Воззвания комитета читались в городах с большим интересом, они находили очень много сочувствующих общему лозунгу: «Долой белогвардейцев. Да здравствует советская власть». Но этот близкий массам лозунг не находил практического освещения, не давалось указаний на прямые задачи сегодняшнего дня.

Имел место случай обращения группы деникинских солдат за практическими указаниями о восстании, к которому комитет призывал в своей листовке. Практических указаний вследствие неподготовленности и неясного представления о характере и плане восстания у самого комитета не было дано. Солдаты просили сообщить им, когда все будет готово[285].

Или так, например, листовка к 3-летней годовщине Февральской революции, указав на предательскую роль меньшевиков, с.-p., на разгул и террор белогвардейцев, заканчивалась так:

«Памятью ваших павших братьев, погибших в борьбе против царизма и капитала, именем ваших семейств, голодающих по воле спекулянтов, мы зовем вас стать под знамена революции. Пусть годовщина революции напомнит вам рабочих и солдат Питера, героически вышедших на улицу и продиктовавших свою пролетарскую волю угнетателям.

Объединяйтесь, организуйтесь, вооружайтесь и будьте готовы каждую минуту по призыву коммунистической партии кинуться в бой против власти угнетателей и эксплуататоров. Завоюйте свою рабоче-крестьянскую власть. Долой генералов, спекулянтов, меньшевиков, пр. с. р.»[286].

Листовка выпущена была через несколько дней после выдачи профсоветом ручательства, что восстаний не будет, в момент, когда только что закончился съезд общественных организащй, а Деникин взял «демократический» крен. По этим вопросам практических указаний, ориентировки листовка не давала.

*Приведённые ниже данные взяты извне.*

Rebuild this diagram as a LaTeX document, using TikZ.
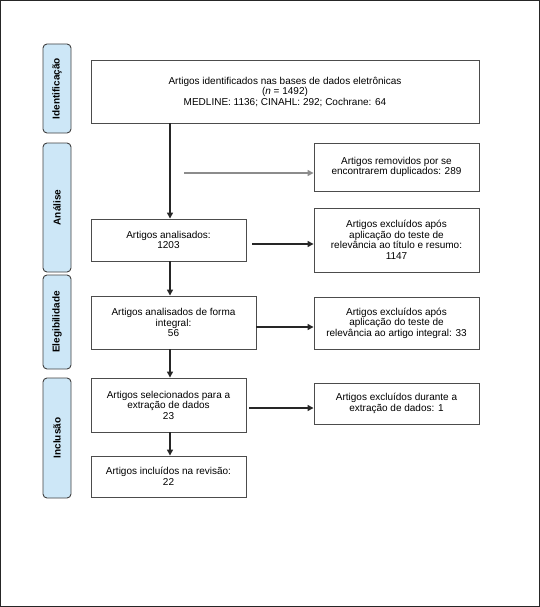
\documentclass[tikz,border=0pt]{standalone}
\usepackage{fontspec}
\setmainfont{Liberation Sans}
\usetikzlibrary{arrows.meta,calc}
\definecolor{lblue}{HTML}{CDE7F7}
\tikzset{
  x=1pt,y=-1pt,
  box/.style={draw=black!70,line width=0.9pt,fill=white,align=center,inner sep=2pt,
    font=\fontsize{10}{10.5}\selectfont},
  side/.style={draw=black!75,line width=0.9pt,fill=lblue,rounded corners=4pt,
    minimum width=28pt,font=\fontsize{10}{11}\bfseries\selectfont},
  arr/.style={-{Triangle[length=6pt,width=6pt]},line width=1.3pt,draw=black!85},
  garr/.style={-{Triangle[length=6pt,width=6pt]},line width=1.3pt,draw=black!45},
}
\begin{document}
\begin{tikzpicture}
\draw[black!85,line width=1.2pt] (0.6,0.6) rectangle (539.4,606.4);
\useasboundingbox (0,0) rectangle (540,607);
% side labels
\node[side,minimum height=89pt] (s1) at (57,88.5) {\rotatebox{90}{Identificação}};
\node[side,minimum height=129pt] (s2) at (57,207.5) {\rotatebox{90}{Análise}};
\node[side,minimum height=94pt] (s3) at (57,322) {\rotatebox{90}{Elegibilidade}};
\node[side,minimum height=120pt] (s4) at (57,438) {\rotatebox{90}{Inclusão}};
% boxes
\node[box,minimum width=388pt,minimum height=63pt] (top) at (285,91.5)
  {Artigos identificados nas bases de dados eletrônicas\\(\textit{n} = 1492)\\MEDLINE: 1136; CINAHL: 292; Cochrane: 64};
\node[box,minimum width=165pt,minimum height=48pt] (dup) at (396.5,167)
  {Artigos removidos por se\\encontrarem duplicados: 289};
\node[box,minimum width=155pt,minimum height=42pt] (anal) at (168.5,240)
  {Artigos analisados:\\1203};
\node[box,minimum width=165pt,minimum height=64pt] (exc1) at (396.5,240)
  {Artigos excluídos após\\aplicação do teste de\\relevância ao título e resumo:\\1147};
\node[box,minimum width=165pt,minimum height=53pt] (integ) at (173.5,322.5)
  {Artigos analisados de forma\\integral:\\56};
\node[box,minimum width=165pt,minimum height=52pt] (exc2) at (396.5,323)
  {Artigos excluídos após\\aplicação do teste de\\relevância ao artigo integral: 33};
\node[box,minimum width=155pt,minimum height=54pt] (sel) at (168.5,405)
  {Artigos selecionados para a\\extração de dados\\23};
\node[box,minimum width=165pt,minimum height=41pt] (exc3) at (396.5,403.5)
  {Artigos excluídos durante a\\extração de dados: 1};
\node[box,minimum width=155pt,minimum height=41pt] (incl) at (168.5,476.5)
  {Artigos incluídos na revisão:\\22};
% connectors
\coordinate (vx) at (170,0);
\coordinate (d0) at (184,173);
\draw[arr] (top.south -| vx) -- (anal.north -| vx);
\draw[garr] (d0) -- (d0 -| dup.west);
\draw[arr] ([xshift=6pt,yshift=-4pt]anal.east) -- ([yshift=-4pt]exc1.west);
\draw[arr] (anal.south -| vx) -- (integ.north -| vx);
\draw[arr] ([yshift=-4.5pt]integ.east) -- ([yshift=-4pt]exc2.west);
\draw[arr] (integ.south -| vx) -- (sel.north -| vx);
\draw[arr] ([xshift=3pt,yshift=-3pt]sel.east) -- ([yshift=-4.5pt]exc3.west);
\draw[arr] (sel.south -| vx) -- (incl.north -| vx);
\end{tikzpicture}
\end{document}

В обращении к казакам после довольно правильных указаний на то, что землю у казаков никто отбирать не собирался, что борьба ведется с их атаманами, конец совершенно неожиданный: «Не ожидая, пока вас начнут гнать объединенное крестьянство и весь голодный пролетариат городов, вы должны для своей самозащиты предпринять все то, что подскажет вам ваш здравый смысл»[287].

Такое явление может быть объяснено двумя причинами: во-первых, тем, что комитет, оторванный от Советской России, не имеющий руководства, не установил для своей работы того круга вопросов, на которых должно быть заострено внимание, комитет искал, а выбиваемый из колеи частыми провалами не мог быстро освоиться с обстановкой, вот это отсутствие знакомства с местными условиями и теми изменениями, которые произошли за время революции, и было второй причиной.

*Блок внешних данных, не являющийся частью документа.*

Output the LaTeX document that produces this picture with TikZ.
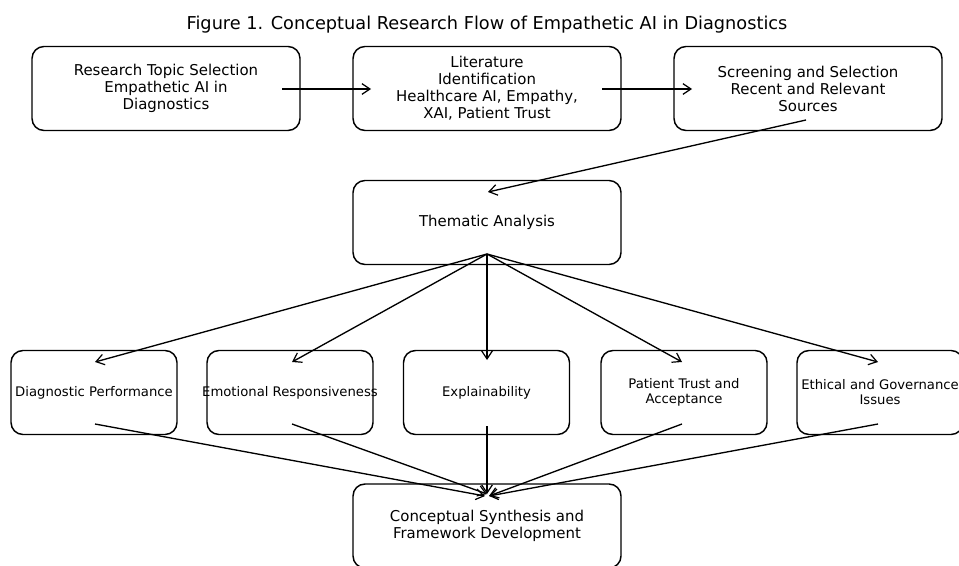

Некоторая ошибочность в расценке происходящих событий может быть доказана, напр., следующим: на комсомольской конференции один из членов партийного комитета заявлял о том, что Деникин является более демократическим представителем белогвардейщины, чем Врангель. Эта безусловно неверная установка мешала многим вскрывать сущность «демократических» и аграрных новшеств Врангеля.

Доказательством некоторой нетвердости ориентировки в политических событиях может еще служить хотя бы и то, что партийный комитет, узнав о готовящемся выступлении капитана Орлова, начал с ним от имени Ревкома переговоры, выделив для этого одного из членов комитета. Орлов, понятно, и не думал принимать предложений коммунистической партии, затягивал ответ о совместном выступлении, а комитет вскрыл перед организацией и рабочими сущность программы орловцев только после их выступления.

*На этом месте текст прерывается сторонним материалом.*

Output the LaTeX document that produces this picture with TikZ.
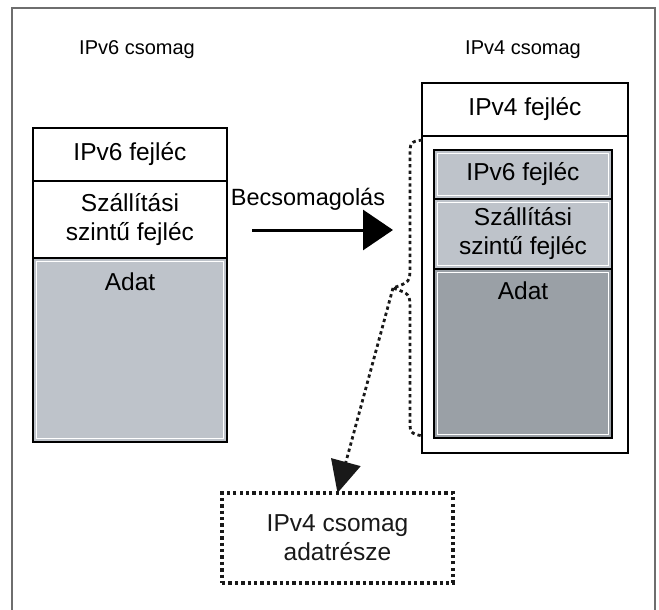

Проверка опыта работы и уточнение политической линии в местных вопросах наряду с внесением ясности в вопросы тактики партийной организации произошла позднее на Коктебельской конференции и после, когда внимание организации было перенесено на работу с отрядами зеленых и когда подвергся обсуждению и вопрос о работе в деревне.

Период после вступления Врангеля к власти в Крыму представляет из себя новую полосу в развитии партийной работы.

Закат деникинщины. Внутреннее разложение деникинских рядов, вся мерзость поведения «чинов добрармии», нежизненность политико-экономической программы в момент наступления и побед были скрыты, не всплывали наружу. «Победителей не судят», – так рассуждали в газетах. Но победители стали побежденными. Бесформенным комом в диком ужасе перед наступающими частями Красной армии катилась «доблестная победоносная» на юг. Курск – Харьков – Мелитополь стали советскими. Колчак, на которого возлагалось много надежд, покатился на Урал. Красная армия миновала Омск, Ново-Николаевск и Томск. Ставка Колчака переехала в Иркутск.